> THE EXERCISE
Nothing but the lines from the one containing "Give me the" down to the one containing "import seaborn as sns", both included, should be echoed, and each exactly as it stands.

> MATERIAL PROVIDED
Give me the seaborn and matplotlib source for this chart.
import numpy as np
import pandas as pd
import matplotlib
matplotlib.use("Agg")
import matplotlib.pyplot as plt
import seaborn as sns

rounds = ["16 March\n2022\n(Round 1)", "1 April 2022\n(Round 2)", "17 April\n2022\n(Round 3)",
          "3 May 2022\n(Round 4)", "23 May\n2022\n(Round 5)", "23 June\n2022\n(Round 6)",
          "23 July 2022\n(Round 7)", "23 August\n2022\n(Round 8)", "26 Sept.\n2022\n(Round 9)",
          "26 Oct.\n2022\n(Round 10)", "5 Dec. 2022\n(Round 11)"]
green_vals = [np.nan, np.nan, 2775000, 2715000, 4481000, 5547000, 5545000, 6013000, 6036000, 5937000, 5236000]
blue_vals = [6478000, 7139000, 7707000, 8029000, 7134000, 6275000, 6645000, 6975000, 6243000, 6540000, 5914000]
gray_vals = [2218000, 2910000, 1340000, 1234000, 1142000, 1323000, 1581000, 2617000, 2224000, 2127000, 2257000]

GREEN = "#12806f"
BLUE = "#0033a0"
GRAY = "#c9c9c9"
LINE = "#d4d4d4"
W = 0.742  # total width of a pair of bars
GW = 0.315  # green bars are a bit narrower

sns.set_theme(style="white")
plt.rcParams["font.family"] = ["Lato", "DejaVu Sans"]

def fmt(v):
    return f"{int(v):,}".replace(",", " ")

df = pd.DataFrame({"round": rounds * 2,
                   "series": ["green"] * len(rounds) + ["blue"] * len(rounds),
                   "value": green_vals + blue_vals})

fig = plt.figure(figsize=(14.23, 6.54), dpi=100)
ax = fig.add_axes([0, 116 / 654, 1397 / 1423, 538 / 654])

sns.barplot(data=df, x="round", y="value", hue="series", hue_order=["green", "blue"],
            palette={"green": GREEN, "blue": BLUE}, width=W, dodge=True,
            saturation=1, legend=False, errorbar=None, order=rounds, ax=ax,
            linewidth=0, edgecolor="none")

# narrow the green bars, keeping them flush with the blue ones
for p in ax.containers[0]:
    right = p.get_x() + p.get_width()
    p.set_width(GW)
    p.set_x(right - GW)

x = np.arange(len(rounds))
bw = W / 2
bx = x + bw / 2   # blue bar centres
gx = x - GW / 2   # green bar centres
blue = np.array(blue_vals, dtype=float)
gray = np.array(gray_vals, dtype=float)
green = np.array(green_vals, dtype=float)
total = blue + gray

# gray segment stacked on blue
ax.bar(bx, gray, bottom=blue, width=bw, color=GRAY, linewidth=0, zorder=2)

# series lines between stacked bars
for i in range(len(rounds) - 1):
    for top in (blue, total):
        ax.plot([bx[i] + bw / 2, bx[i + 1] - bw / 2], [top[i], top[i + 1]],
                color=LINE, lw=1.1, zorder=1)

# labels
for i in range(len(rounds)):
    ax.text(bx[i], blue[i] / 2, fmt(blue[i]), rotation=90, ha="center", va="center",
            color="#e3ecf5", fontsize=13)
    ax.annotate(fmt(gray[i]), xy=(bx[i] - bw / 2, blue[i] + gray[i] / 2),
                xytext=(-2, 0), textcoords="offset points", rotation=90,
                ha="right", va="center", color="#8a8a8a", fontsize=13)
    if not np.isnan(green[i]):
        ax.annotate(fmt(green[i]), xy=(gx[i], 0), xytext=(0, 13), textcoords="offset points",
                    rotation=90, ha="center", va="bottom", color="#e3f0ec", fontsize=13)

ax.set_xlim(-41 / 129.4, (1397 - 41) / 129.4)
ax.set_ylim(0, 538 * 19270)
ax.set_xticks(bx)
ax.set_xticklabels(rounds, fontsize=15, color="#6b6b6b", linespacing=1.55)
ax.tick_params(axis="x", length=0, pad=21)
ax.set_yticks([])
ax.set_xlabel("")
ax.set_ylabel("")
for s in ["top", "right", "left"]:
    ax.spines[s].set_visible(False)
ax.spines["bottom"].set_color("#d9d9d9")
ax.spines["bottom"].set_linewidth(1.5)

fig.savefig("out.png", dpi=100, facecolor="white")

...

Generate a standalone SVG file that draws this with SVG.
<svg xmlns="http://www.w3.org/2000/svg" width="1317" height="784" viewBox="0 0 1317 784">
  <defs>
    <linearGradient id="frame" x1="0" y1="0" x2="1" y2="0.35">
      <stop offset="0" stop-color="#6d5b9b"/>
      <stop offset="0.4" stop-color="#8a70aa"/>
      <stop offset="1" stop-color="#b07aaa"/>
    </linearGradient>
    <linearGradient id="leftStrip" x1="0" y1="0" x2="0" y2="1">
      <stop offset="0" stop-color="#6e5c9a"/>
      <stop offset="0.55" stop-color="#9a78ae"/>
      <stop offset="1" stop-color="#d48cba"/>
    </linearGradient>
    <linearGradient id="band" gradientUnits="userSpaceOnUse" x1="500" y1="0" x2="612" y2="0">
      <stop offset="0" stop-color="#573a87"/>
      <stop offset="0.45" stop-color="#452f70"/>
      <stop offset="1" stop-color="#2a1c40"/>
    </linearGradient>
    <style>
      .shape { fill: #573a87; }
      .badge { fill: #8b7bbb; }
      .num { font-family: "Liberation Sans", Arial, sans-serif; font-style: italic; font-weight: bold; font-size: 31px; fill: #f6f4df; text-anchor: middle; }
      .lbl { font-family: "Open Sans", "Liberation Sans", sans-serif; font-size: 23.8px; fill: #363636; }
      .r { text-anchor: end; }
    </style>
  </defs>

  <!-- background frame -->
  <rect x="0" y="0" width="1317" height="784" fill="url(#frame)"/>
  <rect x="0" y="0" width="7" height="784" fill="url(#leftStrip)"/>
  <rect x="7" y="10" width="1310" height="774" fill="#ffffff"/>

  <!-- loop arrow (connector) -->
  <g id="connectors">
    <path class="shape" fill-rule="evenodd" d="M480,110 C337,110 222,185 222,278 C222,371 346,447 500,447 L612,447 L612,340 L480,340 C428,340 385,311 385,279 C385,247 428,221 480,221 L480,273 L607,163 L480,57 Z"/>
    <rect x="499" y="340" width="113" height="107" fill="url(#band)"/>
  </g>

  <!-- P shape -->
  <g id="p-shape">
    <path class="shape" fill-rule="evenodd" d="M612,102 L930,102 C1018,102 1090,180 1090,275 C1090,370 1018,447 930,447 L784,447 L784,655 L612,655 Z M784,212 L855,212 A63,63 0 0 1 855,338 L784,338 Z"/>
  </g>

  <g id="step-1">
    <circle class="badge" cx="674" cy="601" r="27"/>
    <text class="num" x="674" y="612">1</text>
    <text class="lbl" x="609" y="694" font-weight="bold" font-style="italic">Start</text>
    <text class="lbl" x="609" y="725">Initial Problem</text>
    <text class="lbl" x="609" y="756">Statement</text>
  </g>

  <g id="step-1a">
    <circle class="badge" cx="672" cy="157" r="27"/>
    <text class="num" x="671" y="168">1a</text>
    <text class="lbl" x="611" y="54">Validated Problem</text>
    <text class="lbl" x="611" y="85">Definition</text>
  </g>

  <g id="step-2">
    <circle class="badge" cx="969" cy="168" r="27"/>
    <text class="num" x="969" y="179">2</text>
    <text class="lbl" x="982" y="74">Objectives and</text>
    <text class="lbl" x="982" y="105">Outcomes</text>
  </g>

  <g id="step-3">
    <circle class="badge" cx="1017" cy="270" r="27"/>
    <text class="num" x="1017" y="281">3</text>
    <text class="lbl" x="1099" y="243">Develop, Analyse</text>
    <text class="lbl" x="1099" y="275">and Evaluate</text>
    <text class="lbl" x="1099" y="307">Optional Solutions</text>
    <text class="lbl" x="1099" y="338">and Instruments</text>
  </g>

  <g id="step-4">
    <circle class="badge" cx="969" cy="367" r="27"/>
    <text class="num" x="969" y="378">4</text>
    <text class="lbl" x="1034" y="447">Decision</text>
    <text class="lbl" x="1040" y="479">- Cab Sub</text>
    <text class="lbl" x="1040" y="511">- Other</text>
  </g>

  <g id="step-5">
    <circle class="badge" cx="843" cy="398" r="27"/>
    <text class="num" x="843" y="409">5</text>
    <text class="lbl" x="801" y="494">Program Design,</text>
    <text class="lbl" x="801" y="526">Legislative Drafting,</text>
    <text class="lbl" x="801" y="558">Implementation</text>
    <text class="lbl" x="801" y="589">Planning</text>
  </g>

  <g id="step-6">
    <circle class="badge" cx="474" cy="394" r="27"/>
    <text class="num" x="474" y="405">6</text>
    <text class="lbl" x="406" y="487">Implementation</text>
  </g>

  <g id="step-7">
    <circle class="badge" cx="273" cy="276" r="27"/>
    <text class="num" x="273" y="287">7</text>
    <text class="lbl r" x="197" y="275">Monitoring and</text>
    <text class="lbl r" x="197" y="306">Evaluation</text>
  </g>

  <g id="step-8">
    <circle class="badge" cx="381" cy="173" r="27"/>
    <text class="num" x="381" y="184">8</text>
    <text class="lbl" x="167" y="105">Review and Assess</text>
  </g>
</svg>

> RESPONSE TO THE EXERCISE
Give me the seaborn and matplotlib source for this chart.
import numpy as np
import pandas as pd
import matplotlib
matplotlib.use("Agg")
import matplotlib.pyplot as plt
import seaborn as sns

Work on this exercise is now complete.